INSTRUCTION>
Omit all pictures and give the records below again exactly as written.
****************
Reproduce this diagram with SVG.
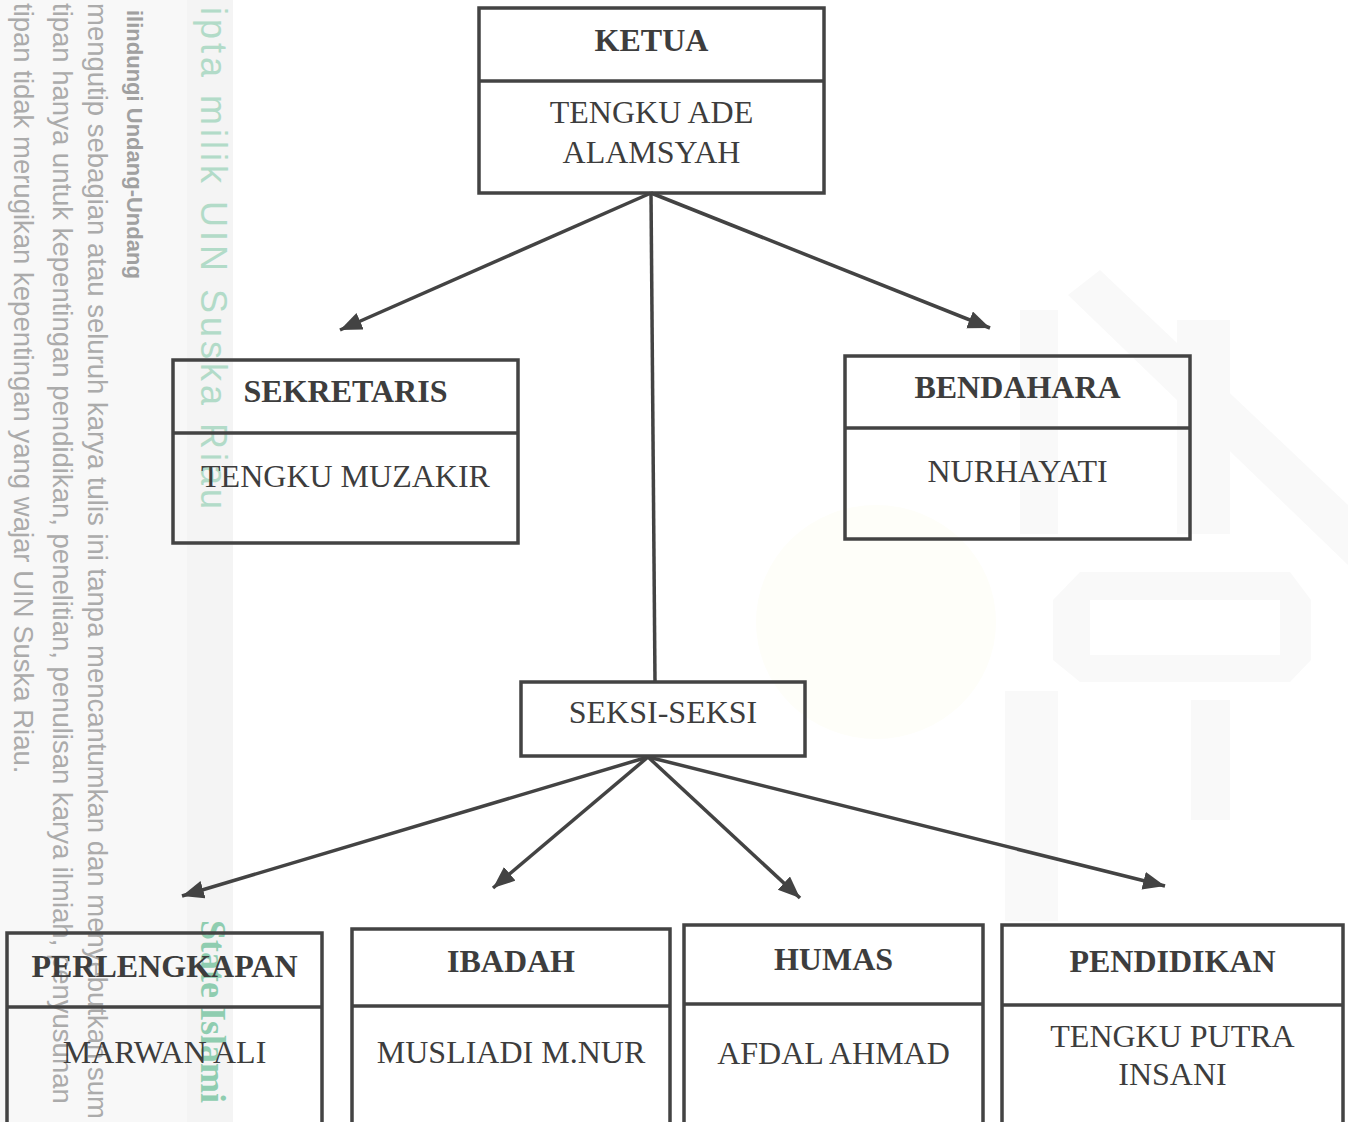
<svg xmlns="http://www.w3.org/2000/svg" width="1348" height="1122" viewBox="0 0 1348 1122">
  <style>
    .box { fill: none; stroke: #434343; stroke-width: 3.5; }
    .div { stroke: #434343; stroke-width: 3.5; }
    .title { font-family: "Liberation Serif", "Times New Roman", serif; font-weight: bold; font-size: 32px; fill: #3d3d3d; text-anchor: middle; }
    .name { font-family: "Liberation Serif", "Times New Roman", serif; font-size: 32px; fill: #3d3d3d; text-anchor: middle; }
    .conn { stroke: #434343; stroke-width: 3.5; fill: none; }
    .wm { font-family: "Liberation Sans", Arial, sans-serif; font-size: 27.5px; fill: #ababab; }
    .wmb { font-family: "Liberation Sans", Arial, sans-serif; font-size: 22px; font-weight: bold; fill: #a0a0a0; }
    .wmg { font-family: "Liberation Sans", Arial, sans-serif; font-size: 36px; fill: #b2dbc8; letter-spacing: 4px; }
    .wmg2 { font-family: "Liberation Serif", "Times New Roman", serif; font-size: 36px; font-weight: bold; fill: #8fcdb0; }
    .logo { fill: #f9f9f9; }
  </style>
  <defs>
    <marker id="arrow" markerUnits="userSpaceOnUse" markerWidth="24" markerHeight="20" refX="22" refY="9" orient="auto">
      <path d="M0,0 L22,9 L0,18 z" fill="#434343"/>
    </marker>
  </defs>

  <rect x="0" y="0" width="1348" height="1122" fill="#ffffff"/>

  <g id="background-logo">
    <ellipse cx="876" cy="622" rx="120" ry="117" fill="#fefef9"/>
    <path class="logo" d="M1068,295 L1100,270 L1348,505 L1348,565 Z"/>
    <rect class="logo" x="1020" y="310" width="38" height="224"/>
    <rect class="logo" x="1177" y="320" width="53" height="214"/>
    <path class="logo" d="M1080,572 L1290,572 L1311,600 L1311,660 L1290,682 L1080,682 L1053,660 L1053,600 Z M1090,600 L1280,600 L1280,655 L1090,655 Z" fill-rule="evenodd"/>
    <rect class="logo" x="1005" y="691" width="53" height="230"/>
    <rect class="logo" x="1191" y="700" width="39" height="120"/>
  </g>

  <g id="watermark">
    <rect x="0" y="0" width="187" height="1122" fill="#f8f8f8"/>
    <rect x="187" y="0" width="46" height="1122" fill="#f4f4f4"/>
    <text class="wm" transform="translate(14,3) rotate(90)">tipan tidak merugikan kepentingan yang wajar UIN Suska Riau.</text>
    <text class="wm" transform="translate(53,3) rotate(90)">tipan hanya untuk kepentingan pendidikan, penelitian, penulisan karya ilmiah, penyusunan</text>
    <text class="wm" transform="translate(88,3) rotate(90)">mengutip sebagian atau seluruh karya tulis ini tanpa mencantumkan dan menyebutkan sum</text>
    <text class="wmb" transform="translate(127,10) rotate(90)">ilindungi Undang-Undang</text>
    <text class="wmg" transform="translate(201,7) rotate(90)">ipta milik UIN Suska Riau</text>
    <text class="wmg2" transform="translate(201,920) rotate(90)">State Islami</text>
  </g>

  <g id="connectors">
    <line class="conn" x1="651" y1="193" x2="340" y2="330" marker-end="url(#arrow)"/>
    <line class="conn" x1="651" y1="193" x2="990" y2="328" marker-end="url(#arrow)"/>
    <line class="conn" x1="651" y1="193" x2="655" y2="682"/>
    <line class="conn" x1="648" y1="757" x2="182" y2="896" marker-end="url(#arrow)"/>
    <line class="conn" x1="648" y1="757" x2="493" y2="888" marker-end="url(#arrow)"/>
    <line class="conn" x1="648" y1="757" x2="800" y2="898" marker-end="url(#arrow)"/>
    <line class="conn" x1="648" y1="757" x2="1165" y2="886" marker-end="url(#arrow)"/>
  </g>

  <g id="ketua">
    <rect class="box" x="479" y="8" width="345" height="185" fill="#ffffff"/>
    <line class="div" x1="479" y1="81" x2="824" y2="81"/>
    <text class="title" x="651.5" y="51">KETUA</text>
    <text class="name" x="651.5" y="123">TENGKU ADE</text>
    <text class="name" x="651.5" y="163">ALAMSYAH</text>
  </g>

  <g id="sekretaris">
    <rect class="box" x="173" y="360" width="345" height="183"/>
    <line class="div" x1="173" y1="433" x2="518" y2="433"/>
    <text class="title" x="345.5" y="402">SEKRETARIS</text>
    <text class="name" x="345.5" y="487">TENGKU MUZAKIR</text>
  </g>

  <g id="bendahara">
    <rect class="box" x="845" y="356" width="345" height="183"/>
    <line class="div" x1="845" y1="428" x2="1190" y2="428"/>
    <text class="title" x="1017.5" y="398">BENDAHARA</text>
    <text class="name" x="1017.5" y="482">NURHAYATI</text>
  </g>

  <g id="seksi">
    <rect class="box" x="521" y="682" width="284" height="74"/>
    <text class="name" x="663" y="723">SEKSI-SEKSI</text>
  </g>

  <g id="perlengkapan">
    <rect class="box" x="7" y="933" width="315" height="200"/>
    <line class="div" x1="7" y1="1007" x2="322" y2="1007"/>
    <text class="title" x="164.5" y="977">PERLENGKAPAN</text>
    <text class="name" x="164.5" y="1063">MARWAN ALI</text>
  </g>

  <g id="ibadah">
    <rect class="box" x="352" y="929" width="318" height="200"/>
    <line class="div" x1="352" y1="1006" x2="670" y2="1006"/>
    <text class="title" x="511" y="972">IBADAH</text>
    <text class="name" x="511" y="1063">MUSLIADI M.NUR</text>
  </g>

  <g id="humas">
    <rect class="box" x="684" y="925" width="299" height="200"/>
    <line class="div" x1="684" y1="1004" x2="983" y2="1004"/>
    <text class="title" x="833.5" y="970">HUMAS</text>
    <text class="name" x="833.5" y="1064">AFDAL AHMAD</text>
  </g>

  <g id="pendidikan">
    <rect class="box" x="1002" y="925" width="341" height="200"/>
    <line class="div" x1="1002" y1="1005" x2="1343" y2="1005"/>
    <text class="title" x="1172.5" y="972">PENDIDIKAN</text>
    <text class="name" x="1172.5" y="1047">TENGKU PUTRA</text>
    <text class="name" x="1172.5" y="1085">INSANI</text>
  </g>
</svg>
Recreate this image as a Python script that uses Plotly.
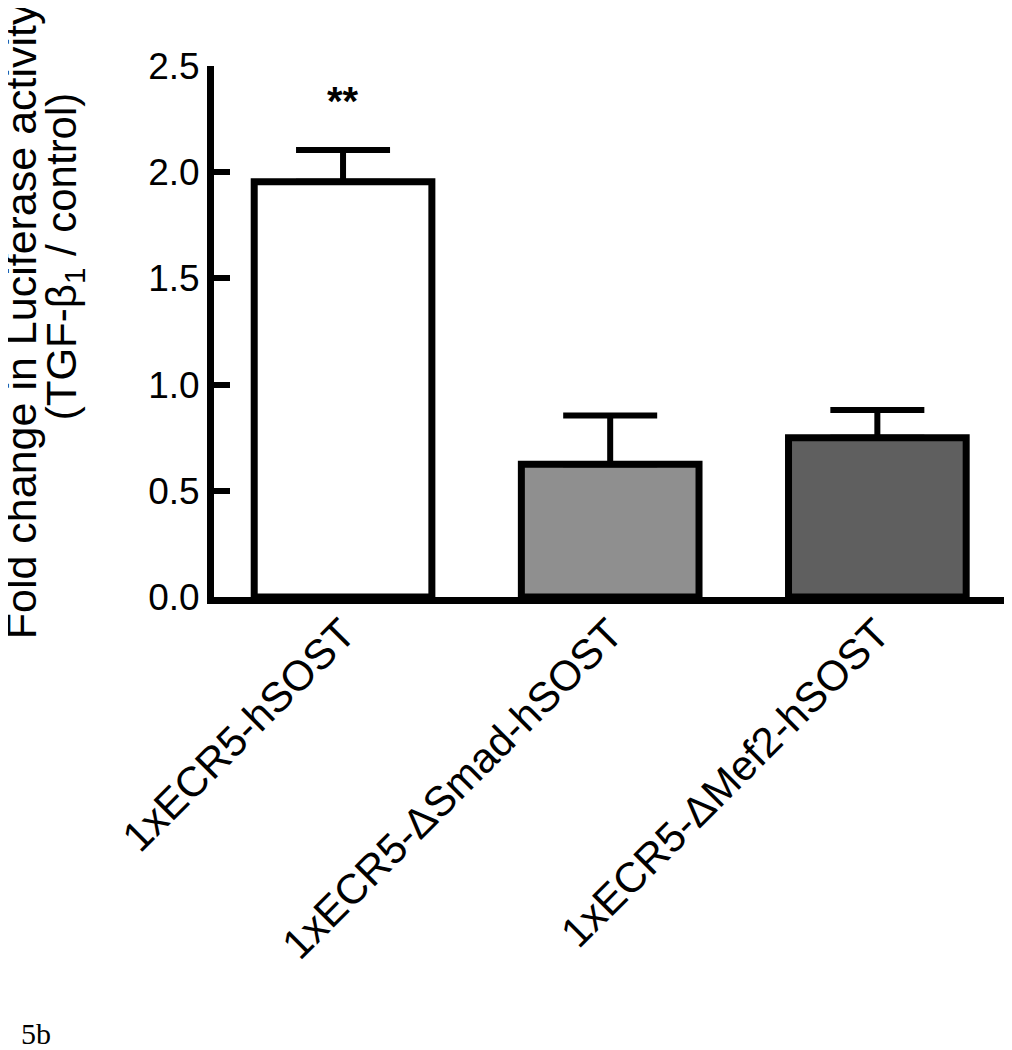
****************
FINISHED ANSWER>
Reproduce this diagram with SVG.
<svg xmlns="http://www.w3.org/2000/svg" width="1348" height="1122" viewBox="0 0 1348 1122">
  <style>
    .box { fill: none; stroke: #434343; stroke-width: 3.5; }
    .div { stroke: #434343; stroke-width: 3.5; }
    .title { font-family: "Liberation Serif", "Times New Roman", serif; font-weight: bold; font-size: 32px; fill: #3d3d3d; text-anchor: middle; }
    .name { font-family: "Liberation Serif", "Times New Roman", serif; font-size: 32px; fill: #3d3d3d; text-anchor: middle; }
    .conn { stroke: #434343; stroke-width: 3.5; fill: none; }
    .wm { font-family: "Liberation Sans", Arial, sans-serif; font-size: 27.5px; fill: #ababab; }
    .wmb { font-family: "Liberation Sans", Arial, sans-serif; font-size: 22px; font-weight: bold; fill: #a0a0a0; }
    .wmg { font-family: "Liberation Sans", Arial, sans-serif; font-size: 36px; fill: #b2dbc8; letter-spacing: 4px; }
    .wmg2 { font-family: "Liberation Serif", "Times New Roman", serif; font-size: 36px; font-weight: bold; fill: #8fcdb0; }
    .logo { fill: #f9f9f9; }
  </style>
  <defs>
    <marker id="arrow" markerUnits="userSpaceOnUse" markerWidth="24" markerHeight="20" refX="22" refY="9" orient="auto">
      <path d="M0,0 L22,9 L0,18 z" fill="#434343"/>
    </marker>
  </defs>

  <rect x="0" y="0" width="1348" height="1122" fill="#ffffff"/>

  <g id="background-logo">
    <ellipse cx="876" cy="622" rx="120" ry="117" fill="#fefef9"/>
    <path class="logo" d="M1068,295 L1100,270 L1348,505 L1348,565 Z"/>
    <rect class="logo" x="1020" y="310" width="38" height="224"/>
    <rect class="logo" x="1177" y="320" width="53" height="214"/>
    <path class="logo" d="M1080,572 L1290,572 L1311,600 L1311,660 L1290,682 L1080,682 L1053,660 L1053,600 Z M1090,600 L1280,600 L1280,655 L1090,655 Z" fill-rule="evenodd"/>
    <rect class="logo" x="1005" y="691" width="53" height="230"/>
    <rect class="logo" x="1191" y="700" width="39" height="120"/>
  </g>

  <g id="watermark">
    <rect x="0" y="0" width="187" height="1122" fill="#f8f8f8"/>
    <rect x="187" y="0" width="46" height="1122" fill="#f4f4f4"/>
    <text class="wm" transform="translate(14,3) rotate(90)">tipan tidak merugikan kepentingan yang wajar UIN Suska Riau.</text>
    <text class="wm" transform="translate(53,3) rotate(90)">tipan hanya untuk kepentingan pendidikan, penelitian, penulisan karya ilmiah, penyusunan</text>
    <text class="wm" transform="translate(88,3) rotate(90)">mengutip sebagian atau seluruh karya tulis ini tanpa mencantumkan dan menyebutkan sum</text>
    <text class="wmb" transform="translate(127,10) rotate(90)">ilindungi Undang-Undang</text>
    <text class="wmg" transform="translate(201,7) rotate(90)">ipta milik UIN Suska Riau</text>
    <text class="wmg2" transform="translate(201,920) rotate(90)">State Islami</text>
  </g>

  <g id="connectors">
    <line class="conn" x1="651" y1="193" x2="340" y2="330" marker-end="url(#arrow)"/>
    <line class="conn" x1="651" y1="193" x2="990" y2="328" marker-end="url(#arrow)"/>
    <line class="conn" x1="651" y1="193" x2="655" y2="682"/>
    <line class="conn" x1="648" y1="757" x2="182" y2="896" marker-end="url(#arrow)"/>
    <line class="conn" x1="648" y1="757" x2="493" y2="888" marker-end="url(#arrow)"/>
    <line class="conn" x1="648" y1="757" x2="800" y2="898" marker-end="url(#arrow)"/>
    <line class="conn" x1="648" y1="757" x2="1165" y2="886" marker-end="url(#arrow)"/>
  </g>

  <g id="ketua">
    <rect class="box" x="479" y="8" width="345" height="185" fill="#ffffff"/>
    <line class="div" x1="479" y1="81" x2="824" y2="81"/>
    <text class="title" x="651.5" y="51">KETUA</text>
    <text class="name" x="651.5" y="123">TENGKU ADE</text>
    <text class="name" x="651.5" y="163">ALAMSYAH</text>
  </g>

  <g id="sekretaris">
    <rect class="box" x="173" y="360" width="345" height="183"/>
    <line class="div" x1="173" y1="433" x2="518" y2="433"/>
    <text class="title" x="345.5" y="402">SEKRETARIS</text>
    <text class="name" x="345.5" y="487">TENGKU MUZAKIR</text>
  </g>

  <g id="bendahara">
    <rect class="box" x="845" y="356" width="345" height="183"/>
    <line class="div" x1="845" y1="428" x2="1190" y2="428"/>
    <text class="title" x="1017.5" y="398">BENDAHARA</text>
    <text class="name" x="1017.5" y="482">NURHAYATI</text>
  </g>

  <g id="seksi">
    <rect class="box" x="521" y="682" width="284" height="74"/>
    <text class="name" x="663" y="723">SEKSI-SEKSI</text>
  </g>

  <g id="perlengkapan">
    <rect class="box" x="7" y="933" width="315" height="200"/>
    <line class="div" x1="7" y1="1007" x2="322" y2="1007"/>
    <text class="title" x="164.5" y="977">PERLENGKAPAN</text>
    <text class="name" x="164.5" y="1063">MARWAN ALI</text>
  </g>

  <g id="ibadah">
    <rect class="box" x="352" y="929" width="318" height="200"/>
    <line class="div" x1="352" y1="1006" x2="670" y2="1006"/>
    <text class="title" x="511" y="972">IBADAH</text>
    <text class="name" x="511" y="1063">MUSLIADI M.NUR</text>
  </g>

  <g id="humas">
    <rect class="box" x="684" y="925" width="299" height="200"/>
    <line class="div" x1="684" y1="1004" x2="983" y2="1004"/>
    <text class="title" x="833.5" y="970">HUMAS</text>
    <text class="name" x="833.5" y="1064">AFDAL AHMAD</text>
  </g>

  <g id="pendidikan">
    <rect class="box" x="1002" y="925" width="341" height="200"/>
    <line class="div" x1="1002" y1="1005" x2="1343" y2="1005"/>
    <text class="title" x="1172.5" y="972">PENDIDIKAN</text>
    <text class="name" x="1172.5" y="1047">TENGKU PUTRA</text>
    <text class="name" x="1172.5" y="1085">INSANI</text>
  </g>
</svg>
Recreate this image as a Python script that uses Plotly.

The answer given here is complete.